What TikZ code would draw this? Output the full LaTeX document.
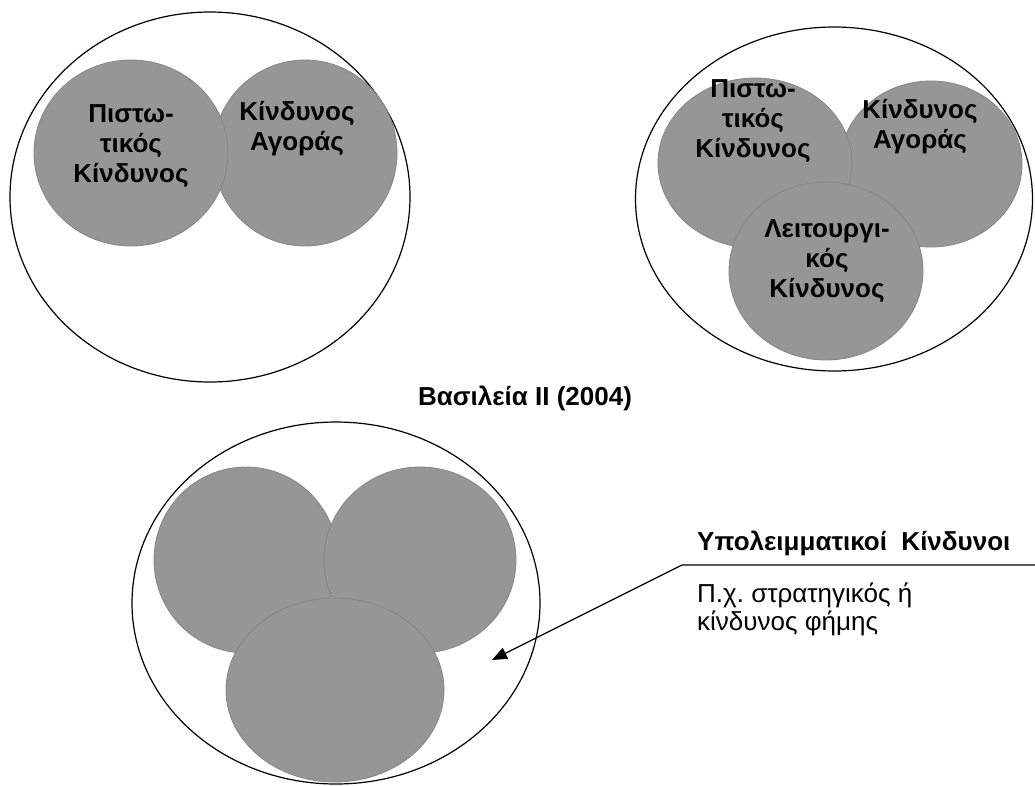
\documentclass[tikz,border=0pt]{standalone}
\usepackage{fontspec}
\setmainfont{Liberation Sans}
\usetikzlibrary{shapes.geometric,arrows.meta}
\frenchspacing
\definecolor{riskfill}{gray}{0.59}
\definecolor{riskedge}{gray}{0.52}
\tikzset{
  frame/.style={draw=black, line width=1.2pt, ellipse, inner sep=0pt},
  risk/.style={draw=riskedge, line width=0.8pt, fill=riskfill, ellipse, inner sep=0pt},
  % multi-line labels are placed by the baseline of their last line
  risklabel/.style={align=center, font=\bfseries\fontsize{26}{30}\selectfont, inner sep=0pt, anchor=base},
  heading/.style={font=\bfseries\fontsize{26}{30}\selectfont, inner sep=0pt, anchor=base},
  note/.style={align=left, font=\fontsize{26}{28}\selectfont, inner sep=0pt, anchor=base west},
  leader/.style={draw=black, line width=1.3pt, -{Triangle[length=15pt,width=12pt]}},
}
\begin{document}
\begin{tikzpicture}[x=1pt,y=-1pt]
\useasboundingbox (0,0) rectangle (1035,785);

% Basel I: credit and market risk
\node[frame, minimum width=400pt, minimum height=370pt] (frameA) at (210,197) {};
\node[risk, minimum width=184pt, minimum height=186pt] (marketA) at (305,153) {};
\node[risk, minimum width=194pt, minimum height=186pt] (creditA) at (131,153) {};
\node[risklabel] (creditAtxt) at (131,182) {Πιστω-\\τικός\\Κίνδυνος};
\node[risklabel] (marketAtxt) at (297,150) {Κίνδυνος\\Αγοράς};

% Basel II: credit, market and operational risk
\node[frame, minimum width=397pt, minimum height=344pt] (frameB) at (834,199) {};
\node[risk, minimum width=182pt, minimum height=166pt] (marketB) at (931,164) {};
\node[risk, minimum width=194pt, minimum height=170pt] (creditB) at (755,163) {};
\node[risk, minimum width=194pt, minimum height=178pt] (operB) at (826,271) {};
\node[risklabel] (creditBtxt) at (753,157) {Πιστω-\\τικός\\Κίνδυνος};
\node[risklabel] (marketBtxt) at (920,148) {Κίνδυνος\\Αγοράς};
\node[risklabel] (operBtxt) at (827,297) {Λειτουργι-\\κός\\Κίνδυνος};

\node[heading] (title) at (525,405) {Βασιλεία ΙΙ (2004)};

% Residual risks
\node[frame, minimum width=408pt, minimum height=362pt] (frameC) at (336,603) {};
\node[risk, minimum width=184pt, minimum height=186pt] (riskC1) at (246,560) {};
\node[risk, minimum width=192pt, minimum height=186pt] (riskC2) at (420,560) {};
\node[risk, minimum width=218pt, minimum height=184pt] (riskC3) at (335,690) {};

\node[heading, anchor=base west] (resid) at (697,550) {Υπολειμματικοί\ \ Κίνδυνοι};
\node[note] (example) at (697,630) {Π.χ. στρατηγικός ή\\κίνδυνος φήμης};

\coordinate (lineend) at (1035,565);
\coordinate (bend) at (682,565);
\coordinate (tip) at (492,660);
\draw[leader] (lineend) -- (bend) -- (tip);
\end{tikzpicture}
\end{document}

++++

> _TASK INSTRUCTIONS_
Copy nothing but the lines from the top of the data down to the line containing "(marketAtxt) at (297,150)", and leave the pictures out.

> _RESPONSE TO THE EXERCISE_
What TikZ code would draw this? Output the full LaTeX document.
\documentclass[tikz,border=0pt]{standalone}
\usepackage{fontspec}
\setmainfont{Liberation Sans}
\usetikzlibrary{shapes.geometric,arrows.meta}
\frenchspacing
\definecolor{riskfill}{gray}{0.59}
\definecolor{riskedge}{gray}{0.52}
\tikzset{
  frame/.style={draw=black, line width=1.2pt, ellipse, inner sep=0pt},
  risk/.style={draw=riskedge, line width=0.8pt, fill=riskfill, ellipse, inner sep=0pt},
  % multi-line labels are placed by the baseline of their last line
  risklabel/.style={align=center, font=\bfseries\fontsize{26}{30}\selectfont, inner sep=0pt, anchor=base},
  heading/.style={font=\bfseries\fontsize{26}{30}\selectfont, inner sep=0pt, anchor=base},
  note/.style={align=left, font=\fontsize{26}{28}\selectfont, inner sep=0pt, anchor=base west},
  leader/.style={draw=black, line width=1.3pt, -{Triangle[length=15pt,width=12pt]}},
}
\begin{document}
\begin{tikzpicture}[x=1pt,y=-1pt]
\useasboundingbox (0,0) rectangle (1035,785);

% Basel I: credit and market risk
\node[frame, minimum width=400pt, minimum height=370pt] (frameA) at (210,197) {};
\node[risk, minimum width=184pt, minimum height=186pt] (marketA) at (305,153) {};
\node[risk, minimum width=194pt, minimum height=186pt] (creditA) at (131,153) {};
\node[risklabel] (creditAtxt) at (131,182) {Πιστω-\\τικός\\Κίνδυνος};
\node[risklabel] (marketAtxt) at (297,150) {Κίνδυνος\\Αγοράς};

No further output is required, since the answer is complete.